Membaca situasi malakama di atas, maka presiden dan para menteri pasca 2014 dihadapkan pada tantangan melahirkan strategi panduan komunikasi berbangsa untuk mentransformasi masyarakat dalam dua perspektif keutamaan. Pertama, keutamaan warga melihat realitas daya hidup bangsa secara rasional disertai laku prihatin berbangsa. Kedua, memandu warga memahami serta berpartisipasi dalam garis besar haluan negara sebagai sebuah proses bukan hasil jadi.

Celakanya, tantangan transformasi di atas menghadapi kenyataan bahwa pasca reformasi tumbuh lebih sebagai perlombaan industri komunikasi sebagai komoditas semata, berbasis konsumerisme kecanggihan teknologi serta rating yang bertumpu lomba pameran perhatian.

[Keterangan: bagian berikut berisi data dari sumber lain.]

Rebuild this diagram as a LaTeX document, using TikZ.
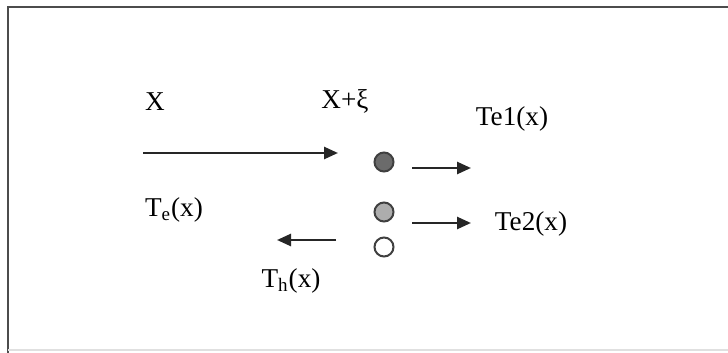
\documentclass[tikz,border=0pt]{standalone}
\usepackage{fontspec}
\setmainfont{Liberation Serif}
\usetikzlibrary{arrows.meta}
\begin{document}
\begin{tikzpicture}[x=0.5pt,y=-0.5pt,
  lbl/.style={font=\fontsize{13.6}{16}\selectfont, inner sep=0pt},
  arr/.style={line width=1.25pt, black!85, -{Triangle[length=7pt,width=6pt]}},
  dot/.style={circle, minimum size=9.5pt, inner sep=0pt, line width=1pt, draw=black!75}]
\useasboundingbox (0,0) rectangle (728,353);
\fill[white] (0,0) rectangle (728,353);
\draw[line width=1.2pt, black!70] (8,353) -- (8,7) -- (728,7);
\draw[line width=0.6pt, black!12] (8,350) -- (728,350);

% labels
\node[lbl] (lx)   at (155,102) {X};
\node[lbl] (lxi)  at (345,101) {X+ξ};
\node[lbl] (lte1) at (512,119) {Te1(x)};
\node[lbl] (lte)  at (174,210) {T\textsubscript{e}(x)};
\node[lbl] (lte2) at (531,224) {Te2(x)};
\node[lbl] (lth)  at (291,281) {T\textsubscript{h}(x)};

% dots
\node[dot, fill=black!58] (d1) at (384,162) {};
\node[dot, fill=black!32] (d2) at (384,212) {};
\node[dot, fill=white]    (d3) at (384,247) {};

% arrow end points
\coordinate (a0s) at (143,153);
\coordinate (a0e) at (338,153);
\coordinate (a1s) at (412,168);
\coordinate (a1e) at (471,168);
\coordinate (a2s) at (412,223);
\coordinate (a2e) at (471,223);
\coordinate (a3s) at (336,240);
\coordinate (a3e) at (277,240);

\draw[arr] (a0s) -- (a0e);
\draw[arr] (a1s) -- (a1e);
\draw[arr] (a2s) -- (a2e);
\draw[arr] (a3s) -- (a3e);
\end{tikzpicture}
\end{document}
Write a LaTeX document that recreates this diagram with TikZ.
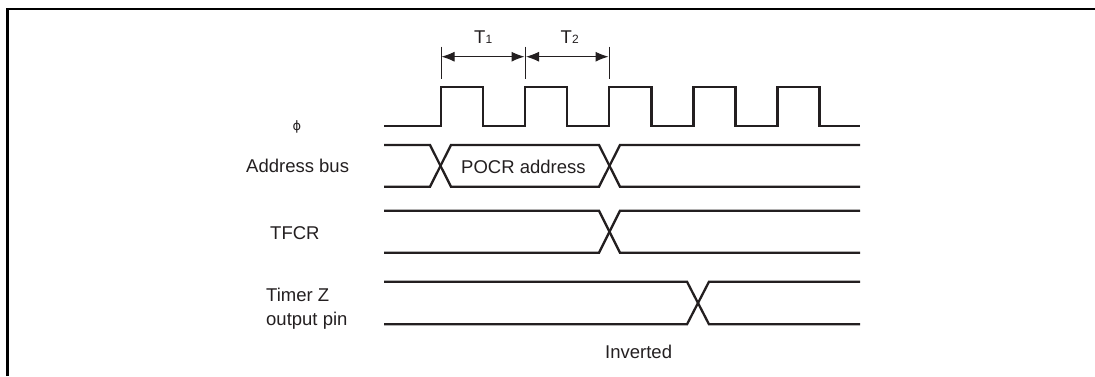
\documentclass[tikz,border=0pt]{standalone}
\usepackage{fontspec}
\setmainfont{Liberation Sans}
\usetikzlibrary{arrows.meta}
\definecolor{ink}{HTML}{231F20}
\tikzset{
  px/.style={x=1pt,y=-1pt},
  sig/.style={draw=ink,line width=2.3pt,line join=miter},
  thin/.style={draw=ink,line width=1pt},
  dim/.style={draw=ink,line width=1pt,{Latex[length=13pt,width=10pt]}-{Latex[length=13pt,width=10pt]}},
  frame/.style={draw=black,line width=2.4pt},
  lbl/.style={font=\fontsize{18.5pt}{23.5pt}\selectfont,text=ink,inner sep=0pt},
  lblL/.style={lbl,align=left}
}
\newcommand{\subfig}[1]{{\fontsize{12pt}{14pt}\selectfont #1}}
\begin{document}
\begin{tikzpicture}[px]
\useasboundingbox (0,0) rectangle (1095,376);
\draw[frame] (7.5,376) -- (7.5,9) -- (1095,9);
% clock
\draw[sig] (384,125.7) -- (441.3,125.7) -- (441.3,87.3) -- (483.3,87.3) -- (483.3,125.7) -- (525.3,125.7) -- (525.3,87.3) -- (567.3,87.3) -- (567.3,125.7) -- (609.3,125.7) -- (609.3,87.3) -- (651.5,87.3) -- (651.5,125.7) -- (693.5,125.7) -- (693.5,87.3) -- (735.5,87.3) -- (735.5,125.7) -- (777.5,125.7) -- (777.5,87.3) -- (819.5,87.3) -- (819.5,125.7) -- (860,125.7);
% T1 T2 dimension
\coordinate (e1) at (441,46.5);
\coordinate (e2) at (525,46.5);
\coordinate (e3) at (609,46.5);
\coordinate (f1) at (441,79);
\coordinate (f2) at (525,79);
\coordinate (f3) at (609,79);
\coordinate (a1) at (441.5,56.7);
\coordinate (a2) at (524.5,56.7);
\coordinate (a3) at (526,56.7);
\coordinate (a4) at (608.5,56.7);
\draw[thin] (e1) -- (f1);
\draw[thin] (e2) -- (f2);
\draw[thin] (e3) -- (f3);
\draw[dim] (a1) -- (a2);
\draw[dim] (a3) -- (a4);
\node[lbl,anchor=base west] (t1) at (474,43) {T\subfig{1}};
\node[lbl,anchor=base west] (t2) at (560.5,43) {T\subfig{2}};
% address bus
\draw[sig] (384,145) -- (430,145) -- (451,186.7) -- (599,186.7) -- (620,145) -- (860,145);
\draw[sig] (384,186.7) -- (430,186.7) -- (451,145) -- (599,145) -- (620,186.7) -- (860,186.7);
\node[lbl,anchor=base west] (pocr) at (461,173) {POCR address};
% TFCR
\draw[sig] (384,210.7) -- (599,210.7) -- (620,252.7) -- (860,252.7);
\draw[sig] (384,252.7) -- (599,252.7) -- (620,210.7) -- (860,210.7);
% Timer Z
\draw[sig] (384,281.7) -- (687,281.7) -- (709,324.3) -- (860,324.3);
\draw[sig] (384,324.3) -- (687,324.3) -- (709,281.7) -- (860,281.7);
% labels
\node[lbl] (phi) at (297,127) {\fontspec{DejaVu Sans}\fontsize{13pt}{14pt}\selectfont ϕ};
\node[lbl,anchor=base west] (addr) at (246,172) {Address bus};
\node[lbl,anchor=base west] (tfcr) at (270,239.5) {TFCR};
\node[lbl,lblL,anchor=base west] (tz) at (266,325) {Timer Z\\output pin};
\node[lbl,anchor=base west] (inv) at (605,358.5) {Inverted};
\end{tikzpicture}
\end{document}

Pada akhirnya, ranah komunikasi publik dipenuhi konsumerisme komunikasi serba olok-olok, gosip, heboh peristiwa politik , hiburan vulgar dan dangkal, demokrasi sebagai kekerasan jalanan, sementara panduan haluan kerja berbangsa tidak terkomunikasikan. Ranah komunikasi kehilangan kewajiban demokrasi mengelola komunikasi sebagai informasi publik yang kritis dan produktif. Alias rendahnya ranah komunikasi-informasi sebagai ketahanan karakter nilai keutamaan berbangsa mengelola tantangan masa depan.

Agaknya, sangatlah mendesak melahirkan pemilu sebagai pendidikan warga negara yang membukakan masyarakat terhadap tantangan presiden pasca 2014 berkait kapasitas calon presiden. Oleh karena itu, saatnya mengubah pemilih yang melodramatik serta serba cinta monyet menjadi masyarakat rasional-kritis.

Sebuah pemilu yang mampu memilih presiden sebagai pemandu partisipasi warga dengan visi yang panjang, meski penuh beban, namun mampu menumbuhkan Indonesia ke depan, tidak lagi memilih presiden populer yang mampu mengelola kestabilan, namun sehabis masa jabatannya melahirkan krisis permanen yang membawa bola api panas masa depan bangsa.